Los encargados de instrumentar la compleja y arriesgada operación que podríamos llamar el distanciamiento fueron: Benelli, por parte vaticana, y Tarancón por parte española. Su primera tarea consistió en dar la vuelta como a un calcetín al grueso del episcopado, que debía su mitra al “permiso” de Franco, ejercido mediante el derecho de presentación. Para orillar este privilegio regalista del Jefe del Estado, se recurrió a la fórmula elusiva de nombrar obispos auxiliares hasta en diócesis insignificantes, que no necesitaban el visto bueno de las altas instancias del Estado, como se exigía para el nombramiento de obispos residenciales. Luego para cubrir las vacantes que se iban produciendo se echaba mano de obispos auxiliares, cuyo traslado no requería venia alguna de ningún organismo político superior. De ese modo, la antigua mayoría de obispos franquista en la Conferencia Episcopal, se vio rápidamente alterada a favor de la línea taranconiana que gustaba al Papa.
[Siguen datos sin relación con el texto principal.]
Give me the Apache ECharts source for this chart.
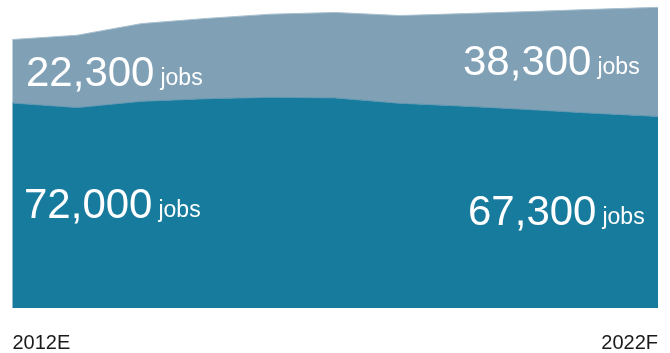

El cambio, que no dejaba de ser llamativo, alarmó a las esferas oficiales que entendían de los temas eclesiásticos y vaticanos (presidencia del Gobierno, ministerio de Justicia, ministerio de Asuntos Exteriores, etc) dirigidas entonces por miembros del Opus Dei. Los partidarios de lo que podíamos llamar oficialismo, se revolvieron airados contra los máximos exponentes de la maniobra. De Benelli echaban pestes, diciendo que odiaba a España, en cuya embajada de la Santa Sede en Madrid estuvo de secretario para documentarse antes de dar ningún paso en la nueva dirección. Entonces yo me entrevisté con él dos veces. La primera a petición mía para informarle de las actividades que estábamos llevando a cabo de modo opaco un grupo de “militantes” procedentes de JOC y HOAC que pretendíamos crear, cuando fuera posible, unos sindicatos libres de “inspiración cristiana”. La segunda a requerimiento suyo, invitándome a comer en la nunciatura, para pedirme información sobre los entresijos del mundo sindical, que yo conocía perfectamente. Por su parte, a don Vicente lo más lindo que le gritaban cuando le tenían a mano en la entrada o salida de algún acto público, era aquello de “¡Tarancón al paredón!” por traidor y no sé por qué cosas más.
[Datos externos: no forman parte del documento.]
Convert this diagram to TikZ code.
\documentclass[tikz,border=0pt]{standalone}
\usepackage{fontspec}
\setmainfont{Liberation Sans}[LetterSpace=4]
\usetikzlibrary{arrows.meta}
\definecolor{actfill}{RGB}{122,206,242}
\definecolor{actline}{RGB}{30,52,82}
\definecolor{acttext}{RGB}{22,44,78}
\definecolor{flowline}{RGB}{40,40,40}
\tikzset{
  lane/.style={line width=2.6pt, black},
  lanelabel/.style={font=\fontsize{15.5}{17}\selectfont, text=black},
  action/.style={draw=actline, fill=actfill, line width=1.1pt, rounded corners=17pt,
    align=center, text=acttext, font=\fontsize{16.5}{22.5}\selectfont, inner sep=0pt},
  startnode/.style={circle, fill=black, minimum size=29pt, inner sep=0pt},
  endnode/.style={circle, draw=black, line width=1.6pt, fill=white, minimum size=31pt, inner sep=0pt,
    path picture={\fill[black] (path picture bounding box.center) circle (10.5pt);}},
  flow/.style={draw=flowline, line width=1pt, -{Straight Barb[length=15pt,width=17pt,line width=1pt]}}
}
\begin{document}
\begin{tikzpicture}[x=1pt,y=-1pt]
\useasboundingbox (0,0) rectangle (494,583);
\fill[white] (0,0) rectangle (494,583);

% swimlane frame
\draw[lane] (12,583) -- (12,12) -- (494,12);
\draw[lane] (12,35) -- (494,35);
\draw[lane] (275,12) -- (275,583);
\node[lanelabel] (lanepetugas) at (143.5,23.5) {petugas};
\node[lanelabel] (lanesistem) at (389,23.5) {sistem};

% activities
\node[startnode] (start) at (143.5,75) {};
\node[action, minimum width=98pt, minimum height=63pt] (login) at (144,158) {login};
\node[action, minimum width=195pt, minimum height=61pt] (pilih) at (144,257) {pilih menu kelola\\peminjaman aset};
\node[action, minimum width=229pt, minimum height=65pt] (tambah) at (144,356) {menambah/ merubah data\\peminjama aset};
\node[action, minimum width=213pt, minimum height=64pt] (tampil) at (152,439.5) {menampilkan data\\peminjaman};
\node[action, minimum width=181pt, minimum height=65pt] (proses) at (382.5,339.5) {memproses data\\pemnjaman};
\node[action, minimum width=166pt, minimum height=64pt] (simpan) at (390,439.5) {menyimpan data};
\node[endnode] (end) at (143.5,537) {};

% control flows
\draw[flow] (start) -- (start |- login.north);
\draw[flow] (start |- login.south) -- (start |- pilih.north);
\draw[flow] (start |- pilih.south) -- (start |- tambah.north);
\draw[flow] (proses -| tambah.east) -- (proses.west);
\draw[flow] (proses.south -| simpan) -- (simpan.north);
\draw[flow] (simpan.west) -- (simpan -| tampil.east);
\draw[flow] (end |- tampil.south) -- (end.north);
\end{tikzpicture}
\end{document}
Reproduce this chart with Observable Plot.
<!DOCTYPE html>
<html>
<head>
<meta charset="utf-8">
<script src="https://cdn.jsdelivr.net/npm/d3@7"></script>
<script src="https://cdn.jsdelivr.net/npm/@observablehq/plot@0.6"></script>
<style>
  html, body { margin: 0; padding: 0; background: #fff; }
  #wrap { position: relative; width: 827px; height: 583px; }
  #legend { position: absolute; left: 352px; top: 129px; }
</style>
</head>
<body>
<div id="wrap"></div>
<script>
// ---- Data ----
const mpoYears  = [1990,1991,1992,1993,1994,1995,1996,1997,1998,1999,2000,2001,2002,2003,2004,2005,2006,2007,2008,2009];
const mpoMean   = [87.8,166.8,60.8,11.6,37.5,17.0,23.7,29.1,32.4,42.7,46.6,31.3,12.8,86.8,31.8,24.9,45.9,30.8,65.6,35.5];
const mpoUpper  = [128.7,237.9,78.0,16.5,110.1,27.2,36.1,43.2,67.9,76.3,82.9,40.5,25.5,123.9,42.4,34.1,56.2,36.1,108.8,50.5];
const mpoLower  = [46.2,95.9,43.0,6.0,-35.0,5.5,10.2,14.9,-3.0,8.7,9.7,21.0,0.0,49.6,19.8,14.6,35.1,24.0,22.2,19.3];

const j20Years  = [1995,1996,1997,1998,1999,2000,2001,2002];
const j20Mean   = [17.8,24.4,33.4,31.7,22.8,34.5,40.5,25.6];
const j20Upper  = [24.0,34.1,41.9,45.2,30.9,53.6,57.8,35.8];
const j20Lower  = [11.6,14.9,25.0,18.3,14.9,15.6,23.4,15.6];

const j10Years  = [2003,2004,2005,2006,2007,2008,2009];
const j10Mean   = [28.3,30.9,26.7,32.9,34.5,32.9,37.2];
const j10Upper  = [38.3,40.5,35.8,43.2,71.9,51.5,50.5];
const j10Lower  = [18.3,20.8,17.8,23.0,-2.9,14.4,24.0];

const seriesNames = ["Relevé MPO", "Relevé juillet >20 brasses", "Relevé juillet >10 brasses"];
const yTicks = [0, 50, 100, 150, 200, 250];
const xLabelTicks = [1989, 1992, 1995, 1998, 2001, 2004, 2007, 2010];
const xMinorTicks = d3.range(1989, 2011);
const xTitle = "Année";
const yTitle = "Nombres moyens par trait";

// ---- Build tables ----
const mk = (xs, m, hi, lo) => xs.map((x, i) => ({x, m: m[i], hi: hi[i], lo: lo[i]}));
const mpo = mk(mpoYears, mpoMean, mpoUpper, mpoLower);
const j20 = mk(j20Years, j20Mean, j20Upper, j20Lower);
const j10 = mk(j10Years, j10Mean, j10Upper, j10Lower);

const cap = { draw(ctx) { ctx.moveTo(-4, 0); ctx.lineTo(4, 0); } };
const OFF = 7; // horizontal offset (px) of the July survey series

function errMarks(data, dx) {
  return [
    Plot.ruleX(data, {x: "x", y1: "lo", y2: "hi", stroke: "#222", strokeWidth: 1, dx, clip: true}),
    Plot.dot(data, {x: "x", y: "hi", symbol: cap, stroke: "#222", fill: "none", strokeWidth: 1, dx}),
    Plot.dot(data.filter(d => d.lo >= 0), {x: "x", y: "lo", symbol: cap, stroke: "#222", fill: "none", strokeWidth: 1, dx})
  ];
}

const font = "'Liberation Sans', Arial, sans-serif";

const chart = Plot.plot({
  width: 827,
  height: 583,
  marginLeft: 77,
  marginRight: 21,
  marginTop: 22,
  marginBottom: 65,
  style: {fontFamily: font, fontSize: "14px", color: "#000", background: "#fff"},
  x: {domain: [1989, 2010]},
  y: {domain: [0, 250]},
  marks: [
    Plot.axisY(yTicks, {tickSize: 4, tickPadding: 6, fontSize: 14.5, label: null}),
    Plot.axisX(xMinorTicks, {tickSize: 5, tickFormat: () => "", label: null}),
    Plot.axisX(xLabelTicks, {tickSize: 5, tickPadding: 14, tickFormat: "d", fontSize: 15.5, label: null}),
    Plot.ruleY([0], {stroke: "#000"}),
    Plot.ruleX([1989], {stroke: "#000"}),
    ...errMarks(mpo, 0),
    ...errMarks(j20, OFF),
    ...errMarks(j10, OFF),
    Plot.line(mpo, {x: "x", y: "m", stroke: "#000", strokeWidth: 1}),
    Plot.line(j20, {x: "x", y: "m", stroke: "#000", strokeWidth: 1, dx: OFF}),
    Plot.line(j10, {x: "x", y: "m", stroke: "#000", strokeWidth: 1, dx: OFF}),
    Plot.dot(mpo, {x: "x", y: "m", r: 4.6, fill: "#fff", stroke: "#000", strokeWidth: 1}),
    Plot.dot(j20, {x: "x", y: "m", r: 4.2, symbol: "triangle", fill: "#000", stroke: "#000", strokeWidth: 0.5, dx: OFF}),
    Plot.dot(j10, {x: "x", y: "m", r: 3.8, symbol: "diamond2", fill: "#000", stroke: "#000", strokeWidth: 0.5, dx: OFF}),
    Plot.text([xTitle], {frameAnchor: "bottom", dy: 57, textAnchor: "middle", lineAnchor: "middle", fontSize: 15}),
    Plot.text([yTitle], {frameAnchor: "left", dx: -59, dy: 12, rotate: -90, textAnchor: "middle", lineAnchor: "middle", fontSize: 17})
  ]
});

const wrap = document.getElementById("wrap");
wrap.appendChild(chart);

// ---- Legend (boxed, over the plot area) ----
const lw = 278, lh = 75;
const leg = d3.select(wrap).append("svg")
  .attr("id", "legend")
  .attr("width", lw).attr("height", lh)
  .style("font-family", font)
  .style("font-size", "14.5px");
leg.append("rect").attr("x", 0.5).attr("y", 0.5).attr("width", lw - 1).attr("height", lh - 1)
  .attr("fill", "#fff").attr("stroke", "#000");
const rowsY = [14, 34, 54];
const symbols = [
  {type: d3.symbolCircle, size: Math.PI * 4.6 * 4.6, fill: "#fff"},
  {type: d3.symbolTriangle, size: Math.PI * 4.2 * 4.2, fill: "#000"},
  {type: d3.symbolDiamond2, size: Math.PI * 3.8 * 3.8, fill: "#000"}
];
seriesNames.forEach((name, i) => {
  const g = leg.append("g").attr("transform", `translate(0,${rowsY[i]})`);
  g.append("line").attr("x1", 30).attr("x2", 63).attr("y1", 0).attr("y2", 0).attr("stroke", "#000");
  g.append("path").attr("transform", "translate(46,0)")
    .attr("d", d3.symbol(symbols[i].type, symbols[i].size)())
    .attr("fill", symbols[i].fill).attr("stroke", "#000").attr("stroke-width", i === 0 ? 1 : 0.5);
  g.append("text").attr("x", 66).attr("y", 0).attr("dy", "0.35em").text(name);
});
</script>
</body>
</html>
Ni siquiera el Papa se libró de las invectivas de los defensores del Régimen, del que decían que no quería a España. Los “oficialistas” confundía los términos, es decir, confundían la parte –el Régimen- con el todo –España entera, la España de todos los españoles-, de manera que cuando alguien del exterior criticaba la situación política de este país, saltaban como fieras argumentando que se atacaba a España. Pero Pablo VI nunca atacó a España. La quería demasiado como probaba su gran preocupación por el futuro de su Iglesia y por la falta de libertad que se registraba en el interior de España.
La adhesión de la Iglesia al Régimen lo legitimó durante años, muchos años, al menos ante las naciones anti-comunistas, pero el declive físico de Franco por causas meramente biológicas, aconsejaban a las personas prudentes, en particular si tenían responsabilidades de dirección en esferas ajenas al gobierno, como era el caso de la Iglesia, a tomar posiciones preventivas ante lo que iba a suceder, se quisiera o no, en plazo no muy largo, como así ocurrió. La Iglesia actuó sabiamente, sus críticos, en cambio, evidenciaron su torpeza y falta de perspectiva. La Historia tendrá que dar la razón al cardenal Tarancón, hombre de gran talento y absoluta fidelidad a Roma, además de paisano y amigo mío.